• [Set exercise]
Look for the string "React" in every line, and copy each line that has it.
____________________
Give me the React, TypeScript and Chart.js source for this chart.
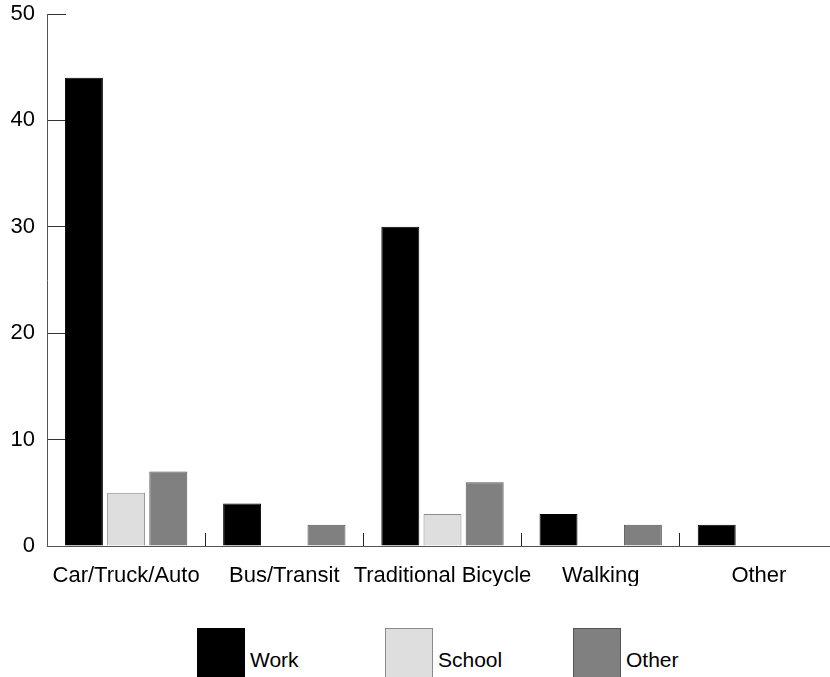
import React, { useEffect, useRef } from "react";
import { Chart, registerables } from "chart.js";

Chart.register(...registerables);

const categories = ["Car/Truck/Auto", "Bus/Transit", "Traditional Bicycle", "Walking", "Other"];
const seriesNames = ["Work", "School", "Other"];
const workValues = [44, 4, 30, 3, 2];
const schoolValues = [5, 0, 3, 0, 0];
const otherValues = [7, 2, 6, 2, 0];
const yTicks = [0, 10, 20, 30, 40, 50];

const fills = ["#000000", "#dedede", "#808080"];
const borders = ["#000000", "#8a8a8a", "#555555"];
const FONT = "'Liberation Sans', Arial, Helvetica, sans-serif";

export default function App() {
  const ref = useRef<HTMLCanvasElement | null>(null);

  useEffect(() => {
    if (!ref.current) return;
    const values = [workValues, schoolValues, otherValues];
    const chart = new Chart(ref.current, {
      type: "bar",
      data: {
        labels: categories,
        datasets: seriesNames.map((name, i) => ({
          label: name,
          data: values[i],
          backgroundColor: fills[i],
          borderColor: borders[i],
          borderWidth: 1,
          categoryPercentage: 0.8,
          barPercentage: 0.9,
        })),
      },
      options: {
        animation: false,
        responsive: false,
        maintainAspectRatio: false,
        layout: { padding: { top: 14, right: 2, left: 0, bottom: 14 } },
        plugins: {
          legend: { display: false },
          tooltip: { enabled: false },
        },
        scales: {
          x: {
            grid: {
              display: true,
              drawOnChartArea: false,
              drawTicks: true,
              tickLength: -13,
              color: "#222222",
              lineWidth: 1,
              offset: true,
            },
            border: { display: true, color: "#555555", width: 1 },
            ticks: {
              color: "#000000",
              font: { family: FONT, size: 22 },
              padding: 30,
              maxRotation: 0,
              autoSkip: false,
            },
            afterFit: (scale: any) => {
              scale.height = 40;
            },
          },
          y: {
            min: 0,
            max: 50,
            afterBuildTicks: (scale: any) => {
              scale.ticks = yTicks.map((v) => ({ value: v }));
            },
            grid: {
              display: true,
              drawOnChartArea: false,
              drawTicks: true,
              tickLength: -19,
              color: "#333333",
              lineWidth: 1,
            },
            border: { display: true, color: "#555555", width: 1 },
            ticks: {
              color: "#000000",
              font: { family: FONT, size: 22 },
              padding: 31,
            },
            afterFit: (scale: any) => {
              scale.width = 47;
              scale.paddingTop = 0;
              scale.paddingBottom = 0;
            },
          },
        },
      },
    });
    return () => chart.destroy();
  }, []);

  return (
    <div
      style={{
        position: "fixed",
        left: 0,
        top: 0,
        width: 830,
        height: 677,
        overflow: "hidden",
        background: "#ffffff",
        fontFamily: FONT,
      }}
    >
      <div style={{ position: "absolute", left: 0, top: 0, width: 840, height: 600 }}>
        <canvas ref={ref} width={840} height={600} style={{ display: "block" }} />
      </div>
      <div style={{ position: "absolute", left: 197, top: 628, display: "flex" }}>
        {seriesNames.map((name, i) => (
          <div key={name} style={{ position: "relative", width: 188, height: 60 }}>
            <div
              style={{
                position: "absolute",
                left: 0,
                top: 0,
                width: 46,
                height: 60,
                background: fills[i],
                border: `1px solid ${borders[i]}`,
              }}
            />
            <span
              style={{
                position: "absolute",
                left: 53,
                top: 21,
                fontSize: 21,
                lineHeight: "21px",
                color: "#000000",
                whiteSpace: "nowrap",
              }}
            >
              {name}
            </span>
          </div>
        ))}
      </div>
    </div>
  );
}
____________________
• [Worked solution]
Give me the React, TypeScript and Chart.js source for this chart.
import React, { useEffect, useRef } from "react";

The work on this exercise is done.